→ **PROBLEM REQUIREMENTS**: Please transcribe the data that follows without the pictures, keeping every word the same.

→ **INFORMATION PROVIDED**:
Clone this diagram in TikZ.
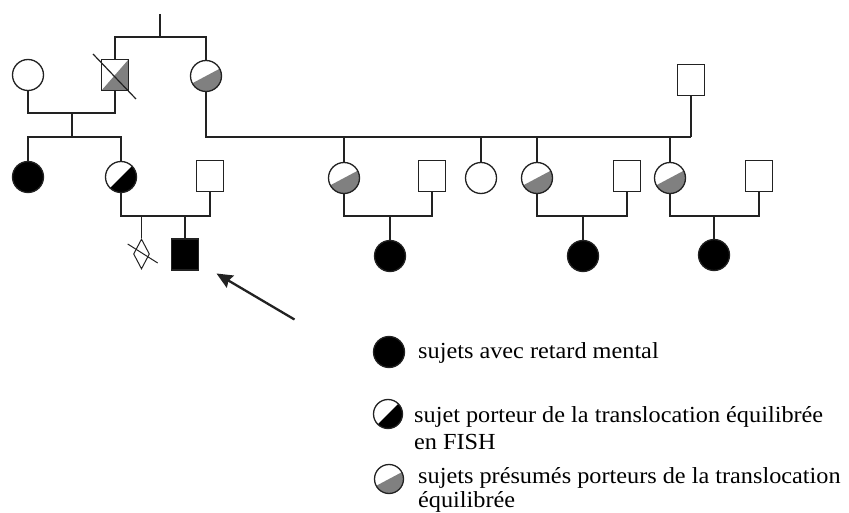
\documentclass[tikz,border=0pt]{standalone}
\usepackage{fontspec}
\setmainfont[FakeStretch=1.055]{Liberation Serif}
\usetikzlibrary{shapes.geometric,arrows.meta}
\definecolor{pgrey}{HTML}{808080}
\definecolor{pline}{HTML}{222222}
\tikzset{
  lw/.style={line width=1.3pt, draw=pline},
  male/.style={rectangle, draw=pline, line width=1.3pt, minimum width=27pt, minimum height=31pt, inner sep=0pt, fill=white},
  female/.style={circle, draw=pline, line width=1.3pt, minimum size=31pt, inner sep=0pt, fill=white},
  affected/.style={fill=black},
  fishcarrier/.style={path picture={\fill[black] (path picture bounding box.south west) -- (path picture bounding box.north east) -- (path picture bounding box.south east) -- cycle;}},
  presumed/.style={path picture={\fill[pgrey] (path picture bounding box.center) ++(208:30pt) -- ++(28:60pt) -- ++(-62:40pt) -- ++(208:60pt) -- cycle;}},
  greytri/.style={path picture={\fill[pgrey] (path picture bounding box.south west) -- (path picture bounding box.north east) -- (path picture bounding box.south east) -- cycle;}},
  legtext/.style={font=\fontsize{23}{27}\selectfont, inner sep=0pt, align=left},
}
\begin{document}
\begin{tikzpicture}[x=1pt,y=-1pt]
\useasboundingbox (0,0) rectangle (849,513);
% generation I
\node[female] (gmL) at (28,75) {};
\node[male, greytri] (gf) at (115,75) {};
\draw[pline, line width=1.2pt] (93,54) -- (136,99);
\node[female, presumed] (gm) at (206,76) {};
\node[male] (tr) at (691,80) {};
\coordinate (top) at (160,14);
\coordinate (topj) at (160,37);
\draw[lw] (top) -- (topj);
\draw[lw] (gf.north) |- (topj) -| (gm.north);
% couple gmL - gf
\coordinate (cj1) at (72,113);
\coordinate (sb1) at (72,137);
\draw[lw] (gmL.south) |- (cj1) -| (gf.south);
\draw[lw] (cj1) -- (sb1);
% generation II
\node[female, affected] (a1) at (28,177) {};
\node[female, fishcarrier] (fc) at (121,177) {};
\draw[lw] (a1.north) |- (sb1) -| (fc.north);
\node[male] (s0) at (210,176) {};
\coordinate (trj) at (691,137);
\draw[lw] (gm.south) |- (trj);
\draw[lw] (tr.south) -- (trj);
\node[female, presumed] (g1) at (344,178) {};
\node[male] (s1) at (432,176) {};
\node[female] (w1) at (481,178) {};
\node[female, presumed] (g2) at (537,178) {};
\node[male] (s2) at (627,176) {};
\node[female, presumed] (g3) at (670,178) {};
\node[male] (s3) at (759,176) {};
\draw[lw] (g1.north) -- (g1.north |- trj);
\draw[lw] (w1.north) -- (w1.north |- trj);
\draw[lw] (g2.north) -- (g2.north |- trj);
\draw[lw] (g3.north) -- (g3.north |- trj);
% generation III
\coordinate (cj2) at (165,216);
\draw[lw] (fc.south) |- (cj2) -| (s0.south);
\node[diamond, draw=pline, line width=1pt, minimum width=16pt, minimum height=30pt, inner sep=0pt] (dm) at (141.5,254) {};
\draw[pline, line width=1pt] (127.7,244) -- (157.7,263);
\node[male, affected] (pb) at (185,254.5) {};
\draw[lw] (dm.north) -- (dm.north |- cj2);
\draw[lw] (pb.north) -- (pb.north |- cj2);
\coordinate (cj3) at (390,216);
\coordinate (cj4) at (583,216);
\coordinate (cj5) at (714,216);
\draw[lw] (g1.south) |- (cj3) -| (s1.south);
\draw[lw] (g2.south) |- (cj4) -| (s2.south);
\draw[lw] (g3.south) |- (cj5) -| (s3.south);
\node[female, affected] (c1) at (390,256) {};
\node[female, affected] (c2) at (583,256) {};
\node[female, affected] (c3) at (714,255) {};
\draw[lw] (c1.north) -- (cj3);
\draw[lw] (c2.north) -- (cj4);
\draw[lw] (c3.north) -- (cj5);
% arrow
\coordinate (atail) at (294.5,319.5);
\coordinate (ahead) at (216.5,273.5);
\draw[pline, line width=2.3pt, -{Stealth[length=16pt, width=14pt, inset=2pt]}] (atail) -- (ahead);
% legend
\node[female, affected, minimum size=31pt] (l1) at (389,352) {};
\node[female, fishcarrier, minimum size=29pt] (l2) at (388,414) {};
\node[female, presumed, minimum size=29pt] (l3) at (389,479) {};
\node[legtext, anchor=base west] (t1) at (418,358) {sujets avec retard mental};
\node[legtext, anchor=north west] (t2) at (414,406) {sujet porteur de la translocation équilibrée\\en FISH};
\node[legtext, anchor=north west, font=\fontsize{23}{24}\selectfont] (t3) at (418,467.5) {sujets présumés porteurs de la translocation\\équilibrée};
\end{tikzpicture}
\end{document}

→ **REPLY TO THE EXERCISE**:
Clone this diagram in TikZ.
\documentclass[tikz,border=0pt]{standalone}
\usepackage{fontspec}
\setmainfont[FakeStretch=1.055]{Liberation Serif}
\usetikzlibrary{shapes.geometric,arrows.meta}
\definecolor{pgrey}{HTML}{808080}
\definecolor{pline}{HTML}{222222}
\tikzset{
  lw/.style={line width=1.3pt, draw=pline},
  male/.style={rectangle, draw=pline, line width=1.3pt, minimum width=27pt, minimum height=31pt, inner sep=0pt, fill=white},
  female/.style={circle, draw=pline, line width=1.3pt, minimum size=31pt, inner sep=0pt, fill=white},
  affected/.style={fill=black},
  fishcarrier/.style={path picture={\fill[black] (path picture bounding box.south west) -- (path picture bounding box.north east) -- (path picture bounding box.south east) -- cycle;}},
  presumed/.style={path picture={\fill[pgrey] (path picture bounding box.center) ++(208:30pt) -- ++(28:60pt) -- ++(-62:40pt) -- ++(208:60pt) -- cycle;}},
  greytri/.style={path picture={\fill[pgrey] (path picture bounding box.south west) -- (path picture bounding box.north east) -- (path picture bounding box.south east) -- cycle;}},
  legtext/.style={font=\fontsize{23}{27}\selectfont, inner sep=0pt, align=left},
}
\begin{document}
\begin{tikzpicture}[x=1pt,y=-1pt]
\useasboundingbox (0,0) rectangle (849,513);
% generation I
\node[female] (gmL) at (28,75) {};
\node[male, greytri] (gf) at (115,75) {};
\draw[pline, line width=1.2pt] (93,54) -- (136,99);
\node[female, presumed] (gm) at (206,76) {};
\node[male] (tr) at (691,80) {};
\coordinate (top) at (160,14);
\coordinate (topj) at (160,37);
\draw[lw] (top) -- (topj);
\draw[lw] (gf.north) |- (topj) -| (gm.north);
% couple gmL - gf
\coordinate (cj1) at (72,113);
\coordinate (sb1) at (72,137);
\draw[lw] (gmL.south) |- (cj1) -| (gf.south);
\draw[lw] (cj1) -- (sb1);
% generation II
\node[female, affected] (a1) at (28,177) {};
\node[female, fishcarrier] (fc) at (121,177) {};
\draw[lw] (a1.north) |- (sb1) -| (fc.north);
\node[male] (s0) at (210,176) {};
\coordinate (trj) at (691,137);
\draw[lw] (gm.south) |- (trj);
\draw[lw] (tr.south) -- (trj);
\node[female, presumed] (g1) at (344,178) {};
\node[male] (s1) at (432,176) {};
\node[female] (w1) at (481,178) {};
\node[female, presumed] (g2) at (537,178) {};
\node[male] (s2) at (627,176) {};
\node[female, presumed] (g3) at (670,178) {};
\node[male] (s3) at (759,176) {};
\draw[lw] (g1.north) -- (g1.north |- trj);
\draw[lw] (w1.north) -- (w1.north |- trj);
\draw[lw] (g2.north) -- (g2.north |- trj);
\draw[lw] (g3.north) -- (g3.north |- trj);
% generation III
\coordinate (cj2) at (165,216);
\draw[lw] (fc.south) |- (cj2) -| (s0.south);
\node[diamond, draw=pline, line width=1pt, minimum width=16pt, minimum height=30pt, inner sep=0pt] (dm) at (141.5,254) {};
\draw[pline, line width=1pt] (127.7,244) -- (157.7,263);
\node[male, affected] (pb) at (185,254.5) {};
\draw[lw] (dm.north) -- (dm.north |- cj2);
\draw[lw] (pb.north) -- (pb.north |- cj2);
\coordinate (cj3) at (390,216);
\coordinate (cj4) at (583,216);
\coordinate (cj5) at (714,216);
\draw[lw] (g1.south) |- (cj3) -| (s1.south);
\draw[lw] (g2.south) |- (cj4) -| (s2.south);
\draw[lw] (g3.south) |- (cj5) -| (s3.south);
\node[female, affected] (c1) at (390,256) {};
\node[female, affected] (c2) at (583,256) {};
\node[female, affected] (c3) at (714,255) {};
\draw[lw] (c1.north) -- (cj3);
\draw[lw] (c2.north) -- (cj4);
\draw[lw] (c3.north) -- (cj5);
% arrow
\coordinate (atail) at (294.5,319.5);
\coordinate (ahead) at (216.5,273.5);
\draw[pline, line width=2.3pt, -{Stealth[length=16pt, width=14pt, inset=2pt]}] (atail) -- (ahead);
% legend
\node[female, affected, minimum size=31pt] (l1) at (389,352) {};
\node[female, fishcarrier, minimum size=29pt] (l2) at (388,414) {};
\node[female, presumed, minimum size=29pt] (l3) at (389,479) {};
\node[legtext, anchor=base west] (t1) at (418,358) {sujets avec retard mental};
\node[legtext, anchor=north west] (t2) at (414,406) {sujet porteur de la translocation équilibrée\\en FISH};
\node[legtext, anchor=north west, font=\fontsize{23}{24}\selectfont] (t3) at (418,467.5) {sujets présumés porteurs de la translocation\\équilibrée};
\end{tikzpicture}
\end{document}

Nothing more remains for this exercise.